It is one thing to win, quite another to dominate. This is what Luna Rossa Prada Pirelli did in the final of the Prada Cup, the regatta of those who launched the challenge to the holders of the America's Cup. The 7-1 against the Ineos Team UK is a result that will remain in the history of Italian sailing, to mark the third victory in the event. And it is also the second time - out of four finals - that the boat equipped by Prada and Pirelli has won the mandatory leg through to the America’s Cup: in 2000, again in the changing Hauraki Gulf, Luna Rossa prevailed over Paul Cayard’s America One.
A sailor well known to Italians, as helmsman of the Moro di Venezia who had given Italy its first success in the Louis Vuitton Cup (the forerunner of the Prada Cup) in San Diego, in 1992. The result has great value, beyond the roll of honour, because it was won against the toughest English challenge in half a century: big budget (110 million euros), the technical collaboration of Mercedes AMG and a crew led by a phenomenon like Sir Ben Ainslie, the sailor with the most medals won in Olympic history and above all the determination to bring the trophy back to his homeland, after 170 years from the defeat on the Isle of Wight.
Luna Rossa Prada Pirelli turned out to be even stronger than the Auckland bookmakers: on the eve of the final, conditioned by the results of the selections - they saw the English favourites, quoting them 1.55 against 2.30 for the Italian sailors. In fact, the defeats against the Ineos Team UK in the first phase had created some concern for the Italian team, dispelled in the semi-final against American Magic, demolished 4-0. But it was a necessary step for the constant progress of the boat and crew rather than a punishing repair exam. Whoever thought of the disadvantage of having to race - while the English rivals could train - was mistaken: Bertelli's men were able to test a new set of foils and a longer rudder in competition, improve communication on board and move the mainsail regulator - the Ligurian Pietro Sibello - into the role of old school tactician.
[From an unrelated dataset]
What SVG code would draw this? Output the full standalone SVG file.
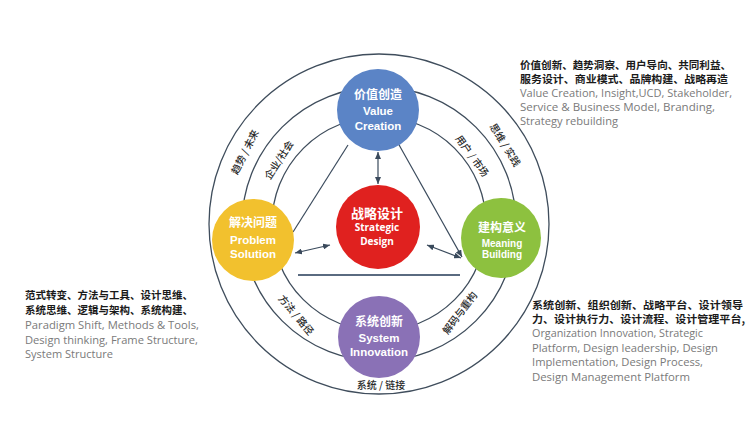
<svg xmlns="http://www.w3.org/2000/svg" width="750" height="421" viewBox="0 0 750 421">
<style>
.ring{fill:none;stroke:#3f4d5c;stroke-width:1.3}
.ln{stroke:#3a4a5c;stroke-width:1.2;fill:none}
.cn{font-family:"Liberation Sans","Noto Sans CJK SC",sans-serif;font-weight:bold;fill:#fff;text-anchor:middle}
.en{font-family:"Liberation Sans",Arial,sans-serif;font-weight:bold;fill:#fff;text-anchor:middle}
.arc{font-family:"Noto Sans CJK SC",sans-serif;font-size:10px;fill:#2a2a2a;text-anchor:middle;font-weight:500}
.zh{font-family:"Noto Sans CJK SC",sans-serif;font-size:10.5px;fill:#1a1a1a;font-weight:bold}
.eng{font-family:"Open Sans","Liberation Sans",sans-serif;font-size:11px;fill:#7a7a7a}
</style>
<defs>
<marker id="ah" markerWidth="7" markerHeight="6" refX="7" refY="3" orient="auto-start-reverse" markerUnits="userSpaceOnUse">
<path d="M0,0 L7,3 L0,6 z" fill="#3a4a5c"/>
</marker>
</defs>
<rect width="750" height="421" fill="#fff"/>
<g id="rings">
<circle class="ring" cx="379" cy="224" r="170"/>
<circle class="ring" cx="379" cy="224" r="137"/>
<circle class="ring" cx="379" cy="224" r="107"/>
</g>
<g id="connectors">
<line class="ln" x1="378" y1="152" x2="378" y2="184" marker-start="url(#ah)" marker-end="url(#ah)"/>
<line class="ln" x1="348" y1="145" x2="293" y2="232"/>
<line class="ln" x1="398" y1="143" x2="462" y2="257" marker-end="url(#ah)"/>
<line class="ln" x1="295" y1="253" x2="330" y2="245" marker-start="url(#ah)" marker-end="url(#ah)"/>
<line class="ln" x1="427" y1="245" x2="461" y2="258" marker-start="url(#ah)" marker-end="url(#ah)"/>
<line x1="298" y1="275" x2="460" y2="275" stroke="#5a6b80" stroke-width="2"/>
</g>
<g id="value-creation">
<circle cx="378" cy="110" r="41" fill="#5b84c6"/>
<text class="cn" x="378" y="99" font-size="12">价值创造</text>
<text class="en" x="378" y="115" font-size="11.5">Value</text>
<text class="en" x="378" y="130" font-size="11.5">Creation</text>
</g>
<g id="problem-solution">
<circle cx="253" cy="240" r="41" fill="#f2c12e"/>
<text class="cn" x="253" y="227" font-size="12">解决问题</text>
<text class="en" x="253" y="244" font-size="11.5">Problem</text>
<text class="en" x="253" y="258" font-size="11.5">Solution</text>
</g>
<g id="meaning-building">
<circle cx="501" cy="238" r="40" fill="#8dc13f"/>
<text class="cn" x="502" y="232" font-size="12">建构意义</text>
<text class="en" x="502" y="247" font-size="10">Meaning</text>
<text class="en" x="502" y="258" font-size="10">Building</text>
</g>
<g id="system-innovation">
<circle cx="379" cy="337" r="41" fill="#8a71b6"/>
<text class="cn" x="379" y="326" font-size="12">系统创新</text>
<text class="en" x="379" y="342" font-size="11.5">System</text>
<text class="en" x="379" y="356" font-size="11.5">Innovation</text>
</g>
<g id="strategic-design">
<circle cx="378" cy="227" r="42" fill="#e0211f"/>
<text class="cn" x="377" y="218" font-size="13">战略设计</text>
<text class="en" x="377" y="231" font-size="10" style="font-family:'Open Sans',sans-serif">Strategic</text>
<text class="en" x="377" y="244.5" font-size="10" style="font-family:'Open Sans',sans-serif">Design</text>
</g>
<g id="arc-labels">
<text class="arc" transform="translate(245,152) rotate(-63)" y="3.5">趋势 / 未来</text>
<text class="arc" transform="translate(279,160) rotate(-57)" y="3.5">企业/社会</text>
<text class="arc" transform="translate(472,156) rotate(54)" y="3.5">用户 / 市场</text>
<text class="arc" transform="translate(505,145) rotate(58)" y="3.5">思维 / 实践</text>
<text class="arc" transform="translate(296,315) rotate(50)" y="3.5">方法 / 路径</text>
<text class="arc" transform="translate(460,313) rotate(-53)" y="3.5">解码与重构</text>
<text class="arc" x="381" y="389">系统 / 链接</text>
</g>
<g id="text-top-right">
<text class="zh" x="520" y="69" textLength="211" lengthAdjust="spacingAndGlyphs">价值创新、趋势洞察、用户导向、共同利益、</text>
<text class="zh" x="520" y="83" textLength="208" lengthAdjust="spacingAndGlyphs">服务设计、商业模式、品牌构建、战略再造</text>
<text class="eng" x="520" y="97" textLength="212" lengthAdjust="spacingAndGlyphs">Value Creation, Insight,UCD, Stakeholder,</text>
<text class="eng" x="520" y="111" textLength="195" lengthAdjust="spacingAndGlyphs">Service &amp; Business Model, Branding,</text>
<text class="eng" x="520" y="125" textLength="98" lengthAdjust="spacingAndGlyphs">Strategy rebuilding</text>
</g>
<g id="text-left">
<text class="zh" x="25" y="299" textLength="168" lengthAdjust="spacingAndGlyphs">范式转变、方法与工具、设计思维、</text>
<text class="zh" x="25" y="314" textLength="168" lengthAdjust="spacingAndGlyphs">系统思维、逻辑与架构、系统构建、</text>
<text class="eng" x="25" y="329" textLength="174" lengthAdjust="spacingAndGlyphs">Paradigm Shift, Methods &amp; Tools,</text>
<text class="eng" x="25" y="344" textLength="173" lengthAdjust="spacingAndGlyphs">Design thinking, Frame Structure,</text>
<text class="eng" x="25" y="358" textLength="88" lengthAdjust="spacingAndGlyphs">System Structure</text>
</g>
<g id="text-bottom-right">
<text class="zh" x="532" y="309" textLength="211" lengthAdjust="spacingAndGlyphs">系统创新、组织创新、战略平台、设计领导</text>
<text class="zh" x="532" y="323" textLength="213" lengthAdjust="spacingAndGlyphs">力、设计执行力、设计流程、设计管理平台,</text>
<text class="eng" x="532" y="337" textLength="171" lengthAdjust="spacingAndGlyphs">Organization Innovation, Strategic</text>
<text class="eng" x="532" y="352" textLength="186" lengthAdjust="spacingAndGlyphs">Platform, Design leadership, Design</text>
<text class="eng" x="532" y="366" textLength="171" lengthAdjust="spacingAndGlyphs">Implementation, Design Process,</text>
<text class="eng" x="532" y="381" textLength="158" lengthAdjust="spacingAndGlyphs">Design Management Platform</text>
</g>
</svg>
Because even when flying at almost 50 knots on a sailing boat, there is always a need for someone who can see (or smell) the breezes of the gulf.
The results were seen immediately, shattering the certainties of the crew of Sir Ben Ainslie who, despite being a legend, found himself displaced by the adversary (see, the continuous turns of Luna Rossa: a strategy worked out beforehand) and also began to question from the land, teasing the Italians beyond measure, urged on by the local press. If the technical improvements have been useful, as always happens in the America's Cup, it is clear that there has been a development by the crew: the head of the team and skipper Max Sirena was good at keeping the positive tension of the group high, using criticism (right or wrong) as motivation to improve. Hence the 'cleanliness' of the manoeuvres in the Prada Cup, the very few tactical errors and a ferocious determination from the start (almost always won) to the last buoy. Now the final battle, from 6 March. For the third time in history, the sailing homeland cultivates the dream of winning the oldest sporting trophy. "It is a great day for Luna Rossa and for Italy - said helmsman Francesco Bruni -, now we can start thinking about the challenge with Emirates Team New Zealand. We were perfect but we know that if we want to beat the hosts, we have to improve even more”. Believe it.